Pride Project’s aim, according to Howard, is to “give students a place for opportunities outside of a traditional education setting where they can discover or become the best version of themselves.” He breaks the organization down into two facets: the building with all the facilities, and the programming. On one hand, Pride Project, with 6.3 acres of land on the end of Bonvue, aims to become a hub for the community. This “research repository,” as Howard coins it, includes services for the community such as childcare, personal trainers, and wellness and nutrition coaches. The organization wants to look at what the community needs and see if the space can help foster those things. 

In addition to providing space for what the community needs, the second facet of Pride Project is the programming: the people who help guide and educate others. 

Howard himself is a teacher at Perry Traditional Academy, his alma mater. Before there, he worked in banking, and it was the impact that his teachers had on him that made him become an educator at his old school. 

“I had a pretty decent career in banking, but I stayed in touch with those educators and they just really stayed on me and said, ‘You know, you’re really missing your calling, you should’ve been an educator your whole life,’” Howard says. “And one day I woke up and decided I wanted to do that.”

“I became an educator because when I look back on my life, I ran into some phenomenal educators, and they really changed my life. Actually, [they] really saved my life at a point in time in middle school,” Howard says. 

“About two or three of my best friends passed away via gun violence and my home life was kind of in disarray,” he continues. ”The only thing that really kept me going was that I had two phenomenal teachers in middle school that gave me a reason to go to school everyday.”

Now as an educator himself, Howard started Pride Project to fill in the gaps of what a traditional education can provide. It aims to give people “experiences that aren’t quantifiable,” he states.

“A lot of what we try to do is to try and be impactful, and I don’t know if you can always measure that in a nice way,” Howard says.

Although Pride Project provides tutoring and mentoring, Howard talks about how their organization is not necessarily structured around cut-and-dry goods and services. 

“We really try to come alongside things that people are already doing, and as the professional educators, it’s our job to get people to learn without them learning,” he says, “so they’re engaging in organic things that they like to do.”

“As an educator, I understand that we kind of like things in nice neat packages—that we like to be able to measure things.
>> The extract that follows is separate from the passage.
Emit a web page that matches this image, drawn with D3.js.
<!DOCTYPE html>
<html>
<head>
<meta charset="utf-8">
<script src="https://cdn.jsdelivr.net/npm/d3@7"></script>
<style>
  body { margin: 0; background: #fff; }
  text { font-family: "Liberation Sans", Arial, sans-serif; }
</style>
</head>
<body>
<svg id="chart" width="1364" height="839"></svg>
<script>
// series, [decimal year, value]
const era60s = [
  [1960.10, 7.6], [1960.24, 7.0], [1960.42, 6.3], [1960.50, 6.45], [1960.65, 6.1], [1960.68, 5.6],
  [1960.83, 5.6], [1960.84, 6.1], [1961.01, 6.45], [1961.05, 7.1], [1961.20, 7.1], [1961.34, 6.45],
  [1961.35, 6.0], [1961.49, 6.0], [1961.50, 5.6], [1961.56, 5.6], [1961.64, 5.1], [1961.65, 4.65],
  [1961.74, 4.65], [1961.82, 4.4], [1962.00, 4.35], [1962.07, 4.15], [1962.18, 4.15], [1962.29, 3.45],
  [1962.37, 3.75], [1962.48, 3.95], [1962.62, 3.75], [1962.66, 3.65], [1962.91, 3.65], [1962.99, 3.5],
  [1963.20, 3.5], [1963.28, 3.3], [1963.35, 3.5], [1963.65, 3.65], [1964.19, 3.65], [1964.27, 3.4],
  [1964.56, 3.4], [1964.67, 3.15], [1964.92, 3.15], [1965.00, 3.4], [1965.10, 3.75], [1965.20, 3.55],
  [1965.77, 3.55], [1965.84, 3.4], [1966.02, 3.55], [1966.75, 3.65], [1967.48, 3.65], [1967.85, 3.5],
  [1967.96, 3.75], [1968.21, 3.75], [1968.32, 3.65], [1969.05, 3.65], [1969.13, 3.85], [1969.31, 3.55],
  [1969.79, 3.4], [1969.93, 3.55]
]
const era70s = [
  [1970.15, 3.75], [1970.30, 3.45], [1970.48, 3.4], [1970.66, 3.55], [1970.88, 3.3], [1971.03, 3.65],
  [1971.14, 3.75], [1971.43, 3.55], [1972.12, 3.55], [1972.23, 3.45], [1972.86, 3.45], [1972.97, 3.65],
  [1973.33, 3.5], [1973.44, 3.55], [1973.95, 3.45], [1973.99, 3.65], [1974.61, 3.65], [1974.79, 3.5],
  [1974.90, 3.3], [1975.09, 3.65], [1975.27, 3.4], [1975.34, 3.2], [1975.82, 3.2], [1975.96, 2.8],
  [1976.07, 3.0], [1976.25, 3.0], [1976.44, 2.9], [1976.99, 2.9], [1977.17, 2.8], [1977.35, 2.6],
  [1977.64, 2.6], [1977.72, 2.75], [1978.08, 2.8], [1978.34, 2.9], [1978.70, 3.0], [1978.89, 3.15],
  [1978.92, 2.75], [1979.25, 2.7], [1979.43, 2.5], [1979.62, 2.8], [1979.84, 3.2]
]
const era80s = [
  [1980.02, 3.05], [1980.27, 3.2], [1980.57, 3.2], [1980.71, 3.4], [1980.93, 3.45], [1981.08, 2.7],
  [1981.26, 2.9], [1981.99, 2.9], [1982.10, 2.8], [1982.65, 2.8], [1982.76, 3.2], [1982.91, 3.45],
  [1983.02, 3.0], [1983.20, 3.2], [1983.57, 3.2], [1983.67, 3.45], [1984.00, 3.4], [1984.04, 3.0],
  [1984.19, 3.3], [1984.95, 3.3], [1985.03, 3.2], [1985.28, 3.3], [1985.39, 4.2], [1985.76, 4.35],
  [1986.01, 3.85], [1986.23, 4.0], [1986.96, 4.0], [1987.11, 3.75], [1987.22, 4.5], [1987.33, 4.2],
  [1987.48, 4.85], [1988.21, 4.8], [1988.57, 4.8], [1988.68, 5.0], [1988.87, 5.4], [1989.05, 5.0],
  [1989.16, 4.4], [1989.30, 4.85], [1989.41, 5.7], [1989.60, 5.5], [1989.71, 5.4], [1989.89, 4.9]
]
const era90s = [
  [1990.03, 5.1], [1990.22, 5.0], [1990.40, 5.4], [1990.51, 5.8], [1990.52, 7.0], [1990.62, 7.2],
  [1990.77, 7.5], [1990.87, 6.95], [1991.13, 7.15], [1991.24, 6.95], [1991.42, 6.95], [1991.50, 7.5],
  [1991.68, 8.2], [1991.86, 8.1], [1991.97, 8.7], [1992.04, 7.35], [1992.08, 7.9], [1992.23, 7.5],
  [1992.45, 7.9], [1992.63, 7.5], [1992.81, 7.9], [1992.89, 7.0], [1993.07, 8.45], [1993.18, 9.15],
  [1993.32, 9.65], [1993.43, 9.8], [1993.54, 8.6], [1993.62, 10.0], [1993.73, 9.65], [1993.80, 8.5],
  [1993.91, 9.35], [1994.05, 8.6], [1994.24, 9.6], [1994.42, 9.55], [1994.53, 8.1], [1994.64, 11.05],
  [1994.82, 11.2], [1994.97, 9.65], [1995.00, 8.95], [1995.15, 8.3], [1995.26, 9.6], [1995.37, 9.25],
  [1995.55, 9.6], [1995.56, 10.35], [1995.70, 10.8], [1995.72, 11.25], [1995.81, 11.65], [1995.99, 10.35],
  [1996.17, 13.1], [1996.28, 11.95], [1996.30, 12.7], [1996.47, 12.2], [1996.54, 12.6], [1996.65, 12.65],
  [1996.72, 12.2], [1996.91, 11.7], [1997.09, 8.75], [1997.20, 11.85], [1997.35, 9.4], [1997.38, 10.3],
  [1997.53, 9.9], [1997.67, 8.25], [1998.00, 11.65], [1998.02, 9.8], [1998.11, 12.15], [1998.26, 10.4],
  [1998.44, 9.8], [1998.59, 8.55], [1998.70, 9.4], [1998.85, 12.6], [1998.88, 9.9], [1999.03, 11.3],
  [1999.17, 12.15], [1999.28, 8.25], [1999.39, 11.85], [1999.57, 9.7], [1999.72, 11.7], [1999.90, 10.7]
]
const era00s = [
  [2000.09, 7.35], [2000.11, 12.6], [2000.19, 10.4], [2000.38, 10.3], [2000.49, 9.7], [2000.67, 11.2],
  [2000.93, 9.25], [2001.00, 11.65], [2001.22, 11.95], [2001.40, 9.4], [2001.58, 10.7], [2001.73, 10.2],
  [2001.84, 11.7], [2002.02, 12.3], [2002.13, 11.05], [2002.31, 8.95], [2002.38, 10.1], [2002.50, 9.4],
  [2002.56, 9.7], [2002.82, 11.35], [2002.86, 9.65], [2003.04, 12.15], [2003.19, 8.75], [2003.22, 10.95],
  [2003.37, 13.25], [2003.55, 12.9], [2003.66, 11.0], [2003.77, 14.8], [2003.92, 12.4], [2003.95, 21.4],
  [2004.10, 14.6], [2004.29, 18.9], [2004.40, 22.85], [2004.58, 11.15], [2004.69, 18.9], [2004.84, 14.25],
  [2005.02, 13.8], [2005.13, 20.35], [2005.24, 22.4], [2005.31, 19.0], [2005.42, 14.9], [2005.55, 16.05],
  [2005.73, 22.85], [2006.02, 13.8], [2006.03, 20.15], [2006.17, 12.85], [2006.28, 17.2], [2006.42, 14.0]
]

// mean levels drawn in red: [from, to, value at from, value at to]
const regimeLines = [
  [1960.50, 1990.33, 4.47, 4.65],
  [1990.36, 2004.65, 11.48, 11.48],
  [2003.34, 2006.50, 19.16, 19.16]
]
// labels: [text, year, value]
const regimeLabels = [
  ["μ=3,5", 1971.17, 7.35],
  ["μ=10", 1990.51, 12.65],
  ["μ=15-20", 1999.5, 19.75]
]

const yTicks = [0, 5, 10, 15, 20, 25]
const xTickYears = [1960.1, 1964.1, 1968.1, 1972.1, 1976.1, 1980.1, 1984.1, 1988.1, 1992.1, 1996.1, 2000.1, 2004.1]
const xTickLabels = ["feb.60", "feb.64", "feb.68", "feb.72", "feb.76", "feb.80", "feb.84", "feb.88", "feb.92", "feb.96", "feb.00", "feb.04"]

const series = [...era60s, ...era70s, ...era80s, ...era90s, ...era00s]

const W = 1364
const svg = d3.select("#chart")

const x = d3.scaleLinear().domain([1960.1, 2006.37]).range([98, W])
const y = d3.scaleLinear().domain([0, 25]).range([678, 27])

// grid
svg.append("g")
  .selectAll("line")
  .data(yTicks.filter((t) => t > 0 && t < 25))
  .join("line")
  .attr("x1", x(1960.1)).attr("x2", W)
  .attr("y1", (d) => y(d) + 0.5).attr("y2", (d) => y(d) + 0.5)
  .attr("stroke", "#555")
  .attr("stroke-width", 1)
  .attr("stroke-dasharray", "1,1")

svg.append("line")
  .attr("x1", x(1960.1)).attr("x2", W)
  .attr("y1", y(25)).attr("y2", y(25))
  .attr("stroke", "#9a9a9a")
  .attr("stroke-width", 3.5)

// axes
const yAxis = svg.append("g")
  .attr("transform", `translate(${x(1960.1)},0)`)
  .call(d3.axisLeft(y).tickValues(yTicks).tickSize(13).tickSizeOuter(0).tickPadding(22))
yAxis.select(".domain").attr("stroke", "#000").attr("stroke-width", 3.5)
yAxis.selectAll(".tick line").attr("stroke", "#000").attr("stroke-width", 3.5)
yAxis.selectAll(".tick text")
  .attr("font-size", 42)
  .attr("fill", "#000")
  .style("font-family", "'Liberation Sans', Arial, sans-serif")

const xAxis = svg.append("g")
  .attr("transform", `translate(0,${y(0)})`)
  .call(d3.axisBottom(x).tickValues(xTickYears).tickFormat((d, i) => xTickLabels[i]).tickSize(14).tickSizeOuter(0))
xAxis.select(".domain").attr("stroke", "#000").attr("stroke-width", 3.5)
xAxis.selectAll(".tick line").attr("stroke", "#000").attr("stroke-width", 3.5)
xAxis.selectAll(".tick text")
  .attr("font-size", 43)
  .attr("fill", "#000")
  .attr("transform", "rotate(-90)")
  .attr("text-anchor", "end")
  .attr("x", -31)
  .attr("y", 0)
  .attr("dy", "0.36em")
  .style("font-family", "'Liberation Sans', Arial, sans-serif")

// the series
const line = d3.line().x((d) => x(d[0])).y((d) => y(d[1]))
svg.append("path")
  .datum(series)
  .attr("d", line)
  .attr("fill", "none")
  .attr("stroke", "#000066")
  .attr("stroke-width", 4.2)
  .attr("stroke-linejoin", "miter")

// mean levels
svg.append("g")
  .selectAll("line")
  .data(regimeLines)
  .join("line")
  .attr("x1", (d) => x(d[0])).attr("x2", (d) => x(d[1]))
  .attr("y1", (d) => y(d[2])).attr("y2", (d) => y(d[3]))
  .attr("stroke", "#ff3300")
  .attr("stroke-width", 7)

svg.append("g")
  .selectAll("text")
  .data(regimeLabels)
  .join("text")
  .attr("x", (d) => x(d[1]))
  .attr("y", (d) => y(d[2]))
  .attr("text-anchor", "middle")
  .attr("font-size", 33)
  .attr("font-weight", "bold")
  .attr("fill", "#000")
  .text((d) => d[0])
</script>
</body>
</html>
We want to be able to say that we started here and that we moved here,” Howard says. “But the question that I always had is like, what about those experiences [isn’t] quantifiable? How do we determine the impact that an experience has on somebody’s life?” 
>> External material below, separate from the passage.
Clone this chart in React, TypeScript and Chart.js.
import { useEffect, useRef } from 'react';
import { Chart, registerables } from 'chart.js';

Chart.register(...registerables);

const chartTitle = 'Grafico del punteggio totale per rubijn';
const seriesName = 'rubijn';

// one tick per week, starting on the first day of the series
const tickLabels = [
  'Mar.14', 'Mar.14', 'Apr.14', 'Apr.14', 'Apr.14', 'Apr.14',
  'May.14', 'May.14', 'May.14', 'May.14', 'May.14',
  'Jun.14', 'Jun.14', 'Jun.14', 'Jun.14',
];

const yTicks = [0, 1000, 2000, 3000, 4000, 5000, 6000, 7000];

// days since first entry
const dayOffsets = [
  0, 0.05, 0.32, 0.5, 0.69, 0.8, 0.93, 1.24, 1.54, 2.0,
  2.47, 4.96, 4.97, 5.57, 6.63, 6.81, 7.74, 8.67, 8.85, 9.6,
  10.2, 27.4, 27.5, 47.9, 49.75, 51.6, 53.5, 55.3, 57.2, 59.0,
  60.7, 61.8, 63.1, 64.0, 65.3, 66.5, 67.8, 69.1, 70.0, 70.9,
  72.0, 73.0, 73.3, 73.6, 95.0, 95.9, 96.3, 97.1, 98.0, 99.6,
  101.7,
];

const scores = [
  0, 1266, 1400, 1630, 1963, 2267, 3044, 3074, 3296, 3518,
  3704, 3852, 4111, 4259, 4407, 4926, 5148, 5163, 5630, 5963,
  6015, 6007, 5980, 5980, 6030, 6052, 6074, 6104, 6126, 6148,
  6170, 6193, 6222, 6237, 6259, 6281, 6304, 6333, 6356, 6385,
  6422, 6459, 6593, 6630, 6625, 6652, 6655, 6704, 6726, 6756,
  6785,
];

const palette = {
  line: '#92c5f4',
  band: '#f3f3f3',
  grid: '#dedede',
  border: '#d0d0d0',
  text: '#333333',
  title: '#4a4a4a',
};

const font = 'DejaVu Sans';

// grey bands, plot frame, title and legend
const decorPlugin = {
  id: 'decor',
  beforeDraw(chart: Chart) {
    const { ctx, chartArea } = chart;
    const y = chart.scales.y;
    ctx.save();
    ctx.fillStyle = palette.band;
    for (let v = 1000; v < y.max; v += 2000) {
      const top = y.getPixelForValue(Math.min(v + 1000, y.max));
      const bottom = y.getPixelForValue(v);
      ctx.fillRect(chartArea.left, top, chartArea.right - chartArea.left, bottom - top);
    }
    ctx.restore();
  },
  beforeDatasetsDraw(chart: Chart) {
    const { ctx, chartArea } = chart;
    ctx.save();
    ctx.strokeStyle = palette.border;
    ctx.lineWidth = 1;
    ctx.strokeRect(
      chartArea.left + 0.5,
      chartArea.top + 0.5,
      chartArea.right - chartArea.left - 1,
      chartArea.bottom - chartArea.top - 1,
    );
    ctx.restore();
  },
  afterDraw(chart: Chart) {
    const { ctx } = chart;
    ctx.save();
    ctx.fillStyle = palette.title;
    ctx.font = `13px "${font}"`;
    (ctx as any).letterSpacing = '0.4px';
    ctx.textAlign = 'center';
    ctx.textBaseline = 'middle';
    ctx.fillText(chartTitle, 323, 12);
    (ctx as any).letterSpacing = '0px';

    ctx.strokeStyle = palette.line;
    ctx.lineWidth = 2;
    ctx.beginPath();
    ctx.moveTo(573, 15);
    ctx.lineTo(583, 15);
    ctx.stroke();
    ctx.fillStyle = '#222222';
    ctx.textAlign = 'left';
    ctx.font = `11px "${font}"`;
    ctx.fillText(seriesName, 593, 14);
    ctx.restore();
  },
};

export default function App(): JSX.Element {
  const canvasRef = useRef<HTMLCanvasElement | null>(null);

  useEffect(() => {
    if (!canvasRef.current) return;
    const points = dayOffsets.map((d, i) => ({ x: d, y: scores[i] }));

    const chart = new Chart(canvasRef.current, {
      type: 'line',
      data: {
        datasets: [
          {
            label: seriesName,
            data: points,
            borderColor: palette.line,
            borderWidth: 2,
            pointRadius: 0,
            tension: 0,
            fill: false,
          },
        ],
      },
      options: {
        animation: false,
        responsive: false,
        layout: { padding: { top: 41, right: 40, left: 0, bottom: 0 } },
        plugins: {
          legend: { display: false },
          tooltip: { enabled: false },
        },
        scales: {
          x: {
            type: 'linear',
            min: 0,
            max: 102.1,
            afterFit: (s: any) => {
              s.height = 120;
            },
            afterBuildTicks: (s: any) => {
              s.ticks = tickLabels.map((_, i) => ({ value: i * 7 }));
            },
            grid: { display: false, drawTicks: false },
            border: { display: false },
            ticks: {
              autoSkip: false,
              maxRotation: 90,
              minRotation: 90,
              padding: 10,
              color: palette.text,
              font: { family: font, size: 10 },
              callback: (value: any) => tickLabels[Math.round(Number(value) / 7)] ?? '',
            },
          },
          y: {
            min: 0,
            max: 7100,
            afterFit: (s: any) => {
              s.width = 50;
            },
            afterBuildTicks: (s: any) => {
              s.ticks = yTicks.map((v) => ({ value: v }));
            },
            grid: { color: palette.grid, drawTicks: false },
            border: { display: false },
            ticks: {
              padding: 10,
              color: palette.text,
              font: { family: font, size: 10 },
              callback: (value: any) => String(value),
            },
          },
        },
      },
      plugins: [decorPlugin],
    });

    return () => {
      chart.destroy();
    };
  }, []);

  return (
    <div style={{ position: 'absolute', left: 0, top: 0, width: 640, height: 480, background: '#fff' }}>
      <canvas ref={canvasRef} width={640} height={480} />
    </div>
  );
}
Last summer, for instance, Pride Project fed Perry Traditional Academy’s football team, paid for their uniforms, and provided players with transportation. When there was a need within the community, Pride Project stepped in. And while paying for uniforms or transportation for football may not seem to be a part of providing an education, it’s one of those factors that cannot be measured by a test or exam. 

“On the outside you look at it like, OK, so you bought some uniforms for some urban youth to play football,” Howard says. “But what happens during the course of that time over the summer: We can calculate the number of hours that we kept them off the streets and engaged in positive activity. We can see the growth in individuals in their confidence, their leadership ability, and their ability to speak in front of people.” 
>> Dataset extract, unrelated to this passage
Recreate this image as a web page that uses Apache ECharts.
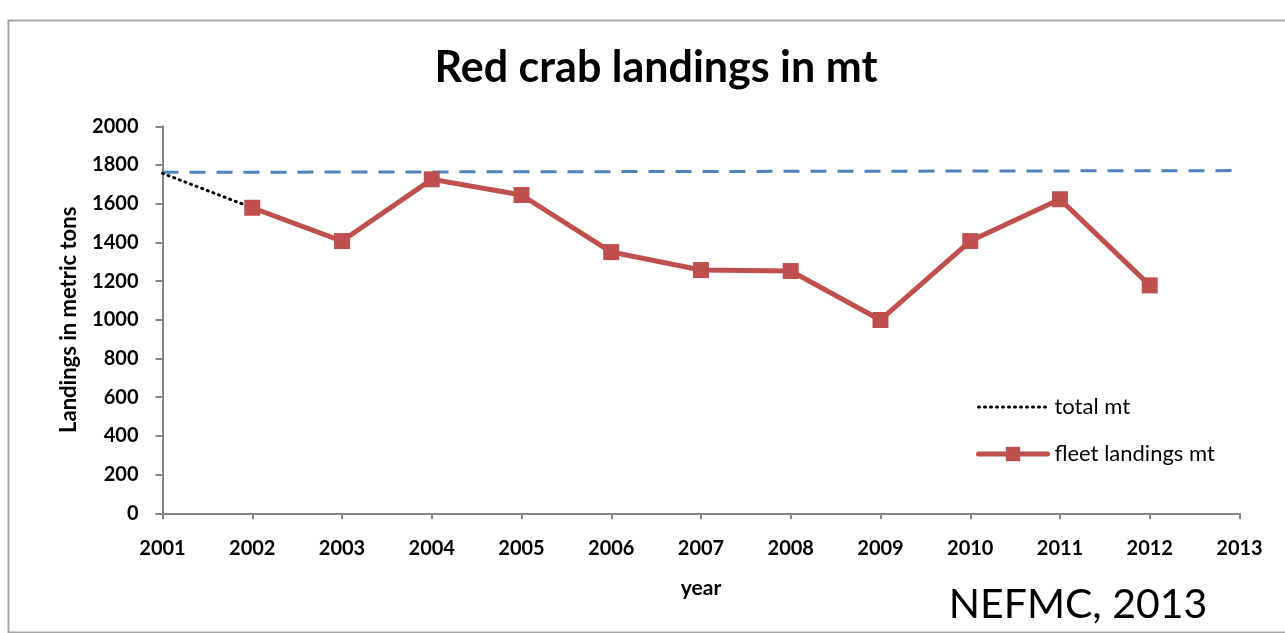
<!DOCTYPE html>
<html>
<head>
<meta charset="utf-8">
<script src="https://cdn.jsdelivr.net/npm/echarts@6/dist/echarts.min.js"></script>
<style>
html,body{margin:0;padding:0;background:#fff;}
#chart{width:1285px;height:633px;}
</style>
</head>
<body>
<div id="chart"></div>
<script>
// ---- data ----
const fleetYears = [2002, 2003, 2004, 2005, 2006, 2007, 2008, 2009, 2010, 2011, 2012];
const fleetLandings = [1579, 1407, 1726, 1645, 1350, 1257, 1252, 999, 1407, 1623, 1178];
const totalYears = [2001, 2002];
const totalLandings = [1757, 1579];
const limitYears = [2001, 2013];
const limitValues = [1762, 1771];
const yTicks = [0, 200, 400, 600, 800, 1000, 1200, 1400, 1600, 1800, 2000];
const xTicks = [2001, 2002, 2003, 2004, 2005, 2006, 2007, 2008, 2009, 2010, 2011, 2012, 2013];

const FONT = 'Lato';
const zip = (xs, ys) => xs.map((x, i) => [x, ys[i]]);

const chart = echarts.init(document.getElementById('chart'), null, {renderer: 'canvas'});
chart.setOption({
  backgroundColor: '#ffffff',
  animation: false,
  graphic: [
    {type: 'rect', left: 6, top: 18, shape: {width: 1300, height: 612},
     style: {fill: 'none', stroke: '#a6a6a6', lineWidth: 2}, silent: true, z: -1},
    {type: 'text', x: 656, y: 68,
     style: {text: 'Red crab landings in mt', font: 'bold 43px ' + FONT, fill: '#000',
             textAlign: 'center', textVerticalAlign: 'middle'}},
    {type: 'text', x: 1078, y: 605,
     style: {text: 'NEFMC, 2013', font: '41px ' + FONT, fill: '#000',
             textAlign: 'center', textVerticalAlign: 'middle'}}
  ],
  grid: {left: 162.5, right: 45.5, top: 126.3, bottom: 119.7},
  legend: {
    orient: 'vertical', left: 976, top: 396, padding: 0,
    itemWidth: 69, itemHeight: 18, itemGap: 25,
    data: [
      {name: 'total mt', itemStyle: {opacity: 0},
       lineStyle: {color: '#000', width: 3, type: [1, 5], cap: 'round'}},
      {name: 'fleet landings mt', lineStyle: {color: '#C0504D', width: 5, cap: 'round'}}
    ],
    textStyle: {fontFamily: FONT, fontSize: 22, color: '#000', padding: [0, 0, 0, 2]}
  },
  xAxis: {
    type: 'value', min: xTicks[0], max: xTicks[xTicks.length - 1], interval: 1,
    name: 'year', nameLocation: 'middle', nameGap: 64,
    nameTextStyle: {fontFamily: FONT, fontWeight: 'bold', fontSize: 21, color: '#000'},
    axisLine: {show: true, lineStyle: {color: '#868686', width: 2}},
    axisTick: {show: true, length: 6, lineStyle: {color: '#868686', width: 2}},
    axisLabel: {fontFamily: FONT, fontWeight: 'bold', fontSize: 20, color: '#000', margin: 25,
                formatter: v => String(v)},
    splitLine: {show: false}
  },
  yAxis: {
    type: 'value', min: yTicks[0], max: yTicks[yTicks.length - 1], interval: 200,
    name: 'Landings in metric tons', nameLocation: 'middle', nameGap: 83,
    nameTextStyle: {fontFamily: FONT, fontWeight: 'bold', fontSize: 22, color: '#000'},
    axisLine: {show: true, lineStyle: {color: '#868686', width: 2}},
    axisTick: {show: true, length: 7, lineStyle: {color: '#868686', width: 2}},
    axisLabel: {fontFamily: FONT, fontWeight: 'bold', fontSize: 20, color: '#000', margin: 24,
                formatter: v => String(v)},
    splitLine: {show: false}
  },
  series: [
    {
      name: 'limit', type: 'line', data: zip(limitYears, limitValues),
      symbol: 'none', silent: true, z: 1,
      lineStyle: {color: '#4F81BD', width: 3, type: [16, 11]}
    },
    {
      name: 'total mt', type: 'line', data: zip(totalYears, totalLandings),
      symbol: 'none', z: 2, color: '#000',
      lineStyle: {color: '#000', width: 3, type: [1, 5], cap: 'round'}
    },
    {
      name: 'fleet landings mt', type: 'line', data: zip(fleetYears, fleetLandings),
      symbol: 'rect', symbolSize: 16, z: 3, color: '#C0504D',
      itemStyle: {color: '#C0504D'},
      lineStyle: {color: '#C0504D', width: 5}
    }
  ]
});
</script>
</body>
</html>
Five to 10 years down the line, Howard imagines Pride Project fully operating the space they have. The model for their program is not adults telling others what to do, but rather providing spaces for collaboration and growth. He envisions maker spaces, dance studios, workout studios, computer labs—whatever can help people achieve the best version of themselves. 

“We’re looking to be an inclusive space for the community: not just youth, not just adults, but really a hub of resources and that it’s not [just] a Pride Project thing. We whole-heartedly believe in collaboration and collaborative efforts to advance people.”

“Our motto or our dictive is to ‘live on purpose,’ and that’s what we want people to do through education, whether it’s financial literacy, health and wellness. It’s hard to live on purpose if you’re uneducated, so we aim to educate people along all those lines so that they can do and have options, and not simply live a reactionary life.”